The task>
Working from the top of the listing below, retype each line through the line containing "import pandas as pd", both included, with no pictures.

====

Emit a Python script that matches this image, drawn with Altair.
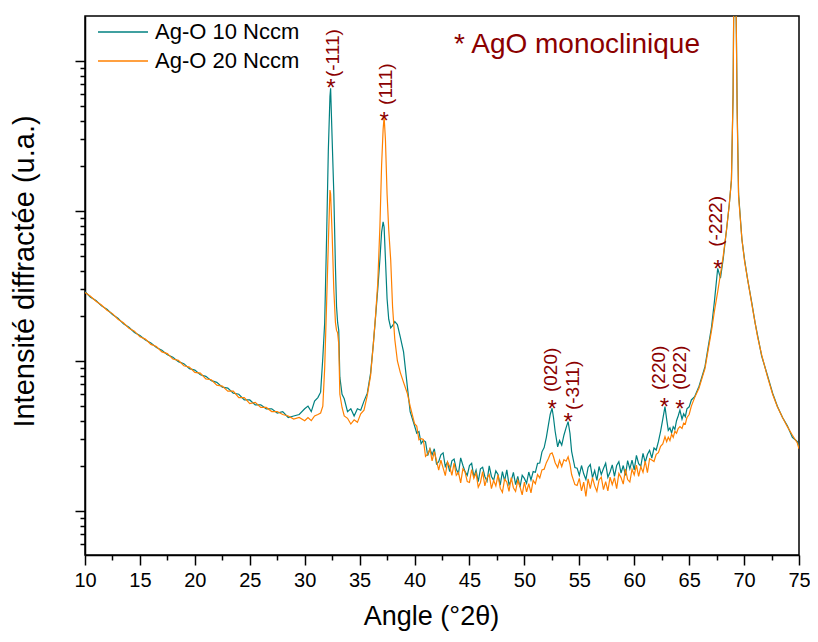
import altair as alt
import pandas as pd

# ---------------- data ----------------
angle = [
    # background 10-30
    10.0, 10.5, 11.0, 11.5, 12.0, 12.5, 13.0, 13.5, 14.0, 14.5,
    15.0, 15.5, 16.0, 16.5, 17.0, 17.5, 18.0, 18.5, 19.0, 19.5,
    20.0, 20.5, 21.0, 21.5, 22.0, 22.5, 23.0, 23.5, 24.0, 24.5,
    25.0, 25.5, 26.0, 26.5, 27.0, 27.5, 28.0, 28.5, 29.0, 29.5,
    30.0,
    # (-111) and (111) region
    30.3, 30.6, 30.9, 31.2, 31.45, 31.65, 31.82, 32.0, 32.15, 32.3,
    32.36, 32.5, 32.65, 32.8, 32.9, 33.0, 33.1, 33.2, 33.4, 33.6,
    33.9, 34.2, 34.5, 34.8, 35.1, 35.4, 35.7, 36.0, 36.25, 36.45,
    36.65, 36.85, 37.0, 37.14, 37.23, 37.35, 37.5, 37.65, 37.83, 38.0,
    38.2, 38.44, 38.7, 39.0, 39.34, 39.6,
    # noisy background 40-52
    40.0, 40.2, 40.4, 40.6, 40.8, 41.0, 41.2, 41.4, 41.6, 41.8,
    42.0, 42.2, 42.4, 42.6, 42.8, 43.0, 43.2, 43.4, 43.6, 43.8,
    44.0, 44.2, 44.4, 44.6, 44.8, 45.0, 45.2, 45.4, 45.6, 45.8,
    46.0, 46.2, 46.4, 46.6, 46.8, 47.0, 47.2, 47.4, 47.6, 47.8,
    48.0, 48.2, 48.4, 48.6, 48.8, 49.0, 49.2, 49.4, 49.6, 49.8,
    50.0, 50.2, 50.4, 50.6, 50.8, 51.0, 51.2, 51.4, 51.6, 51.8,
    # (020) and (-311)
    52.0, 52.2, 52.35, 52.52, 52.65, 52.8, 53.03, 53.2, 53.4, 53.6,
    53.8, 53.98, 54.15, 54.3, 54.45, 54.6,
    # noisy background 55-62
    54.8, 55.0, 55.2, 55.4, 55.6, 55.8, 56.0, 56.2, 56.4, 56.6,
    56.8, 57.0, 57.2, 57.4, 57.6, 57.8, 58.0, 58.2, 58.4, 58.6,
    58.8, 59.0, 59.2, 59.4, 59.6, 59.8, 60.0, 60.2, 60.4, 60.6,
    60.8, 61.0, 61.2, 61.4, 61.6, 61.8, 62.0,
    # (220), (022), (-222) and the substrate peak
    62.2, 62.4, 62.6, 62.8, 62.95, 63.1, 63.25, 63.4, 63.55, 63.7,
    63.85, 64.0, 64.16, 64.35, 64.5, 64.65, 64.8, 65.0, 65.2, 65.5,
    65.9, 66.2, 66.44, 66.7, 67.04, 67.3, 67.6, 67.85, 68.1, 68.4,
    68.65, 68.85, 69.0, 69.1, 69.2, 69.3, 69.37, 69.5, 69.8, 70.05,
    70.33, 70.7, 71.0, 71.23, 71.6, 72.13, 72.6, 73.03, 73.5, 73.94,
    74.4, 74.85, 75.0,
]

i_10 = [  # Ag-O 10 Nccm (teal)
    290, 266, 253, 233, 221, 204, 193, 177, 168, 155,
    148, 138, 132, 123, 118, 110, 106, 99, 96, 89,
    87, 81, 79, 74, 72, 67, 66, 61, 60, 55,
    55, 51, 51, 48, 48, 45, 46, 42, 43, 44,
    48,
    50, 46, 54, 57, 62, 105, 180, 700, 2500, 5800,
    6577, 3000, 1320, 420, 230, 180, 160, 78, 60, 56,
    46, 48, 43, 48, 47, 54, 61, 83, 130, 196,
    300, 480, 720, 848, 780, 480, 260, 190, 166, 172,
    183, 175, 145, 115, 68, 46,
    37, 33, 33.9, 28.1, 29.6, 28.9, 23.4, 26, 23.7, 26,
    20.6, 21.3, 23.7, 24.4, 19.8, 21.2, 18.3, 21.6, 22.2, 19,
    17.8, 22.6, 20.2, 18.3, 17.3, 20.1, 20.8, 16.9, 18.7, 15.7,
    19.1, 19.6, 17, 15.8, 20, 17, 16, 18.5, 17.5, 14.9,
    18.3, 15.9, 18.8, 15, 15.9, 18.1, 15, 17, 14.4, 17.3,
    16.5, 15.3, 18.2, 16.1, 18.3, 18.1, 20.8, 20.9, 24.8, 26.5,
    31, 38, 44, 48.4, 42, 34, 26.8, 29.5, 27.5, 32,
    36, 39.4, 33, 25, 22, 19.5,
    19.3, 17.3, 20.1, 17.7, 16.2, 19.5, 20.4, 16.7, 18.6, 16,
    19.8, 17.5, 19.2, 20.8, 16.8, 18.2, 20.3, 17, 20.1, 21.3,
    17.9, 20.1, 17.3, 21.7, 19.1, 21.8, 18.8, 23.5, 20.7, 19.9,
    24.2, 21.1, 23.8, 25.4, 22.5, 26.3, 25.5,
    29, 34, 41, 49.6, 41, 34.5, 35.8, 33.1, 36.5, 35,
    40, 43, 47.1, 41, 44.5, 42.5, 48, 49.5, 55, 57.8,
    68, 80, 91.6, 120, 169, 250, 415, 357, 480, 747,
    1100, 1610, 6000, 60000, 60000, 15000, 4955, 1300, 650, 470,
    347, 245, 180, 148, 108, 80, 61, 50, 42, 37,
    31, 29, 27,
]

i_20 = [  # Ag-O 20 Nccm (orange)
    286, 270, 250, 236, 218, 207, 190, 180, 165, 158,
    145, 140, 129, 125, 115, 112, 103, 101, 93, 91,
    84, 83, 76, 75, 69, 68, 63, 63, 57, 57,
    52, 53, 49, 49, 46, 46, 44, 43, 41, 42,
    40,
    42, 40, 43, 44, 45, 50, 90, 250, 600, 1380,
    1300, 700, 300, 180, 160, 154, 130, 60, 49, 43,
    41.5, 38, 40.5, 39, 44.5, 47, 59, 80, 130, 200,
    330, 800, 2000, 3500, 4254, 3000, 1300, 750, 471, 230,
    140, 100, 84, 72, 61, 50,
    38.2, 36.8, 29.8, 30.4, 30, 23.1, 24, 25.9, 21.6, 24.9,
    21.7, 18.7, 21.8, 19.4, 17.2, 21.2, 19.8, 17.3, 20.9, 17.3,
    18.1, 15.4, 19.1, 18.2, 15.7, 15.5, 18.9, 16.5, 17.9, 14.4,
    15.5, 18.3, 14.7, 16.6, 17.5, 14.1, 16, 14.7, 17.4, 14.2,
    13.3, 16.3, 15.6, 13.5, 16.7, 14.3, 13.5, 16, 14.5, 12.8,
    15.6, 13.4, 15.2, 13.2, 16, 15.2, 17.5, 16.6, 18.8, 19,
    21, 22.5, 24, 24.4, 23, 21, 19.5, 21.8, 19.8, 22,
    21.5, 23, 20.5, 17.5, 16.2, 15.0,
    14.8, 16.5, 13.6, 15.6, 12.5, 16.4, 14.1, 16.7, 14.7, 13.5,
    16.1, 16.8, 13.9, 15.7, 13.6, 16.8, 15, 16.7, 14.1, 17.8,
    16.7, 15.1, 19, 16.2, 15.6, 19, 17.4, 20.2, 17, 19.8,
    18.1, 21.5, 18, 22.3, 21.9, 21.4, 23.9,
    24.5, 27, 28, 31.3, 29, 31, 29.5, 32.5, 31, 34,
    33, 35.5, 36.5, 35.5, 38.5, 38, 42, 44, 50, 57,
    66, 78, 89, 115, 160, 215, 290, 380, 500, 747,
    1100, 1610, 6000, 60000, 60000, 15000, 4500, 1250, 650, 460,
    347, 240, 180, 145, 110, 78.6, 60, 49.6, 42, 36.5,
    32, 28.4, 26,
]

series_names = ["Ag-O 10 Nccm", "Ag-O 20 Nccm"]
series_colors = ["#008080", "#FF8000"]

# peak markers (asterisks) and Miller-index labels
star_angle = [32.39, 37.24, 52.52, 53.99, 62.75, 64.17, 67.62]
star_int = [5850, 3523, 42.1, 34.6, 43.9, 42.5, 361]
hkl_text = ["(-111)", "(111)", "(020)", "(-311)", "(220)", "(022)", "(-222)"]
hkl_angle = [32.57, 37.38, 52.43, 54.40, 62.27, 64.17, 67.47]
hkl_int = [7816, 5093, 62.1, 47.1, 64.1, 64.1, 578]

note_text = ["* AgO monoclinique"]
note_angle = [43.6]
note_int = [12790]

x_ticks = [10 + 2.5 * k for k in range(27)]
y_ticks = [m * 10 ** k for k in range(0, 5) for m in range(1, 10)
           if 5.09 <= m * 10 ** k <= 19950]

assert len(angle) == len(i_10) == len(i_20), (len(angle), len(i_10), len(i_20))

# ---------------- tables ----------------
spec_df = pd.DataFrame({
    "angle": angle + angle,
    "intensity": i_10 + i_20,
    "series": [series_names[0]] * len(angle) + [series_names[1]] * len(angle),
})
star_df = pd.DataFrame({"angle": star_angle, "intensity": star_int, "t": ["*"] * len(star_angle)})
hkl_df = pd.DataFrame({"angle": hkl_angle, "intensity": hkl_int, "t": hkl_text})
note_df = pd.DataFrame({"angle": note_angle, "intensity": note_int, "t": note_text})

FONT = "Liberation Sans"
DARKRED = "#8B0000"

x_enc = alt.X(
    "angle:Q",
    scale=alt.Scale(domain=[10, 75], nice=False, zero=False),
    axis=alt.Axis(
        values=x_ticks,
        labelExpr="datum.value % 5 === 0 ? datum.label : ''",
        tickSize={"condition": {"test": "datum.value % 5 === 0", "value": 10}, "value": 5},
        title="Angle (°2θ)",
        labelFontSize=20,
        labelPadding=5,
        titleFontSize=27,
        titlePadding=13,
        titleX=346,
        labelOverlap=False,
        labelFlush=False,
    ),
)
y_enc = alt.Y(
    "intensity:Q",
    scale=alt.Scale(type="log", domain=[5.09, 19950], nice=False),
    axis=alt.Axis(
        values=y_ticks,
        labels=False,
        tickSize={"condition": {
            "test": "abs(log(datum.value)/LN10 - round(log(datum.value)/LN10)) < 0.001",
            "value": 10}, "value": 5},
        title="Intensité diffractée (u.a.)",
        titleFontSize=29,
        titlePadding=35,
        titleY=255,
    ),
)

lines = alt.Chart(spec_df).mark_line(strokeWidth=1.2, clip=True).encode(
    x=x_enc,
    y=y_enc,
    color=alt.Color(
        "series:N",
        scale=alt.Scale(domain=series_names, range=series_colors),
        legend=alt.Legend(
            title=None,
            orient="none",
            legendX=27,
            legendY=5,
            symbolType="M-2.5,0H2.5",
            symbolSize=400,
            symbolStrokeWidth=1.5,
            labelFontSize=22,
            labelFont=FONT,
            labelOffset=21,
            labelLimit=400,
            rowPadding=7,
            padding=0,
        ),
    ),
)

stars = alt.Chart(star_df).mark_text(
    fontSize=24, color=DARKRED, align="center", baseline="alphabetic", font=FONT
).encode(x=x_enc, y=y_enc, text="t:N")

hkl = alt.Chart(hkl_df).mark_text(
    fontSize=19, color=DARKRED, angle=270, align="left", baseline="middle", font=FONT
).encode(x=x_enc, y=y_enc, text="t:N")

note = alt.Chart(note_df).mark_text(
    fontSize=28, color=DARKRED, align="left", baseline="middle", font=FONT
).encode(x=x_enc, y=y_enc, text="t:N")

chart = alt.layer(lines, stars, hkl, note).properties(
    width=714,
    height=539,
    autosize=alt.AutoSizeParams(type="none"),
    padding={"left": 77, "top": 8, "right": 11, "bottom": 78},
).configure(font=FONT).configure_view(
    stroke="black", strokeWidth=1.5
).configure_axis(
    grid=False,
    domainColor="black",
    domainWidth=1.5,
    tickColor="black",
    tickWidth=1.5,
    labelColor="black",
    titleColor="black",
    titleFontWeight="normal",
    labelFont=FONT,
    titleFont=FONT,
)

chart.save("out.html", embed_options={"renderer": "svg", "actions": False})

====

Task answer>
Emit a Python script that matches this image, drawn with Altair.
import altair as alt
import pandas as pd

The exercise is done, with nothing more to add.